> [Given material]:

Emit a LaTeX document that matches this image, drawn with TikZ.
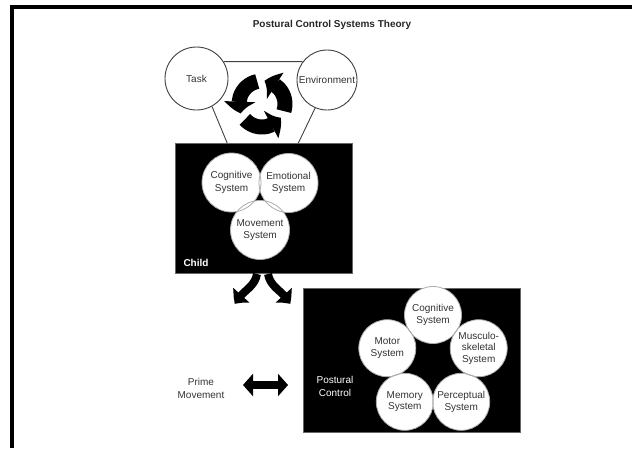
\documentclass[tikz,border=0pt]{standalone}
\usepackage{fontspec}
\setmainfont{Liberation Sans}
\usetikzlibrary{arrows.meta,bending,calc}

\tikzset{
  sysc/.style={circle,fill=white,inner sep=0pt,minimum size=59pt,align=center,
    font=\fontsize{10}{12.5}\selectfont,text=black!80},
  smallsys/.style={sysc,minimum size=57pt,font=\fontsize{10}{11.5}\selectfont},
  outer/.style={circle,draw=black!75,line width=0.9pt,fill=white,inner sep=0pt,
    font=\fontsize{10}{12}\selectfont,text=black!80},
  blackbox/.style={fill=black,draw=black!60,line width=0.5pt,inner sep=0pt},
  rim/.style={draw=gray!65,line width=0.8pt},
  link/.style={draw=black!75,line width=0.9pt},
  fat/.style={line width=8pt,-{Triangle[width=21pt,length=11pt,bend]}},
  cyc/.style={line width=15pt,-{Triangle[width=30pt,length=12pt,bend]}},
  dbl/.style={line width=8pt,{Triangle[width=22pt,length=10pt]}-{Triangle[width=22pt,length=10pt]}},
}

\begin{document}
\begin{tikzpicture}[x=1pt,y=1pt]
  \useasboundingbox (0,0) rectangle (632,-448);
  % frame
  \draw[line width=3.5pt] (12,-448) -- (12,-7) -- (632,-7);
  \node[font=\fontsize{10}{12}\selectfont\bfseries,text=black!85] (title) at (332,-25) {Postural Control Systems Theory};

  % task and environment
  \node[outer,minimum size=63pt] (task) at (196.5,-78.5) {Task};
  \node[outer,minimum size=60pt] (env) at (327,-80) {Environment};

  % child
  \node[blackbox,minimum width=177pt,minimum height=130pt,anchor=north west] (child) at (175,-143) {};
  \draw[link] (task.32) -- (env.143);
  \draw[link] (task.-61) -- ($(child.north west)!0.294!(child.north east)$);
  \draw[link] (env.-113) -- ($(child.north west)!0.695!(child.north east)$);

  % cycle
  \coordinate (ring) at (262,-104);
  \draw[cyc] ([shift={(-18:23)}]ring) arc[start angle=-18,end angle=84,radius=23];
  \draw[cyc] ([shift={(102:23)}]ring) arc[start angle=102,end angle=204,radius=23];
  \draw[cyc] ([shift={(222:23)}]ring) arc[start angle=222,end angle=324,radius=23];

  \node[sysc] (cog) at (231.5,-182.5) {Cognitive\\System};
  \node[sysc] (emo) at (288.5,-183) {Emotional\\System};
  \node[sysc] (mov) at (260,-230) {Movement\\System};
  \foreach \n in {cog,emo,mov}
    \draw[rim] (\n.center) circle (29.5);
  \node[text=white,font=\fontsize{10}{12}\selectfont\bfseries] (childlbl) at (196,-263) {Child};

  % split arrows
  \coordinate (splitL) at (257,-274);
  \coordinate (splitR) at (268,-274);
  \coordinate (endL) at (235,-304);
  \coordinate (endR) at (290,-304);
  \draw[fat] (splitL) to[out=-100,in=65] (endL);
  \draw[fat] (splitR) to[out=-80,in=115] (endR);

  % postural control
  \node[blackbox,minimum width=217pt,minimum height=144pt,anchor=north west] (post) at (303,-288) {};
  \node[smallsys] (cog2) at (433,-315) {Cognitive\\System};
  \node[smallsys] (musc) at (478.7,-348.2) {Musculo-\\skeletal\\System};
  \node[smallsys] (perc) at (461.2,-401.8) {Perceptual\\System};
  \node[smallsys] (mem) at (404.8,-401.8) {Memory\\System};
  \node[smallsys] (mot) at (387.3,-348.2) {Motor\\System};
  \foreach \n in {cog2,musc,perc,mem,mot}
    \draw[rim] (\n.center) circle (28.5);
  \node[text=white,align=center,font=\fontsize{10}{13}\selectfont] (postlbl) at (335,-386.5) {Postural\\Control};

  % prime movement
  \node[align=center,text=black!80,font=\fontsize{10}{13}\selectfont] (prime) at (201,-388.5) {Prime\\Movement};
  \coordinate (pmA) at (243,-385);
  \coordinate (pmB) at (288,-385);
  \draw[dbl] (pmA) -- (pmB);
\end{tikzpicture}
\end{document}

> [Requirements]: Leave out any pictures and return exactly the lines from the beginning of the data through the line with "size=60pt] (env) at", inclusive.

> [Result below]:
Emit a LaTeX document that matches this image, drawn with TikZ.
\documentclass[tikz,border=0pt]{standalone}
\usepackage{fontspec}
\setmainfont{Liberation Sans}
\usetikzlibrary{arrows.meta,bending,calc}

\tikzset{
  sysc/.style={circle,fill=white,inner sep=0pt,minimum size=59pt,align=center,
    font=\fontsize{10}{12.5}\selectfont,text=black!80},
  smallsys/.style={sysc,minimum size=57pt,font=\fontsize{10}{11.5}\selectfont},
  outer/.style={circle,draw=black!75,line width=0.9pt,fill=white,inner sep=0pt,
    font=\fontsize{10}{12}\selectfont,text=black!80},
  blackbox/.style={fill=black,draw=black!60,line width=0.5pt,inner sep=0pt},
  rim/.style={draw=gray!65,line width=0.8pt},
  link/.style={draw=black!75,line width=0.9pt},
  fat/.style={line width=8pt,-{Triangle[width=21pt,length=11pt,bend]}},
  cyc/.style={line width=15pt,-{Triangle[width=30pt,length=12pt,bend]}},
  dbl/.style={line width=8pt,{Triangle[width=22pt,length=10pt]}-{Triangle[width=22pt,length=10pt]}},
}

\begin{document}
\begin{tikzpicture}[x=1pt,y=1pt]
  \useasboundingbox (0,0) rectangle (632,-448);
  % frame
  \draw[line width=3.5pt] (12,-448) -- (12,-7) -- (632,-7);
  \node[font=\fontsize{10}{12}\selectfont\bfseries,text=black!85] (title) at (332,-25) {Postural Control Systems Theory};

  % task and environment
  \node[outer,minimum size=63pt] (task) at (196.5,-78.5) {Task};
  \node[outer,minimum size=60pt] (env) at (327,-80) {Environment};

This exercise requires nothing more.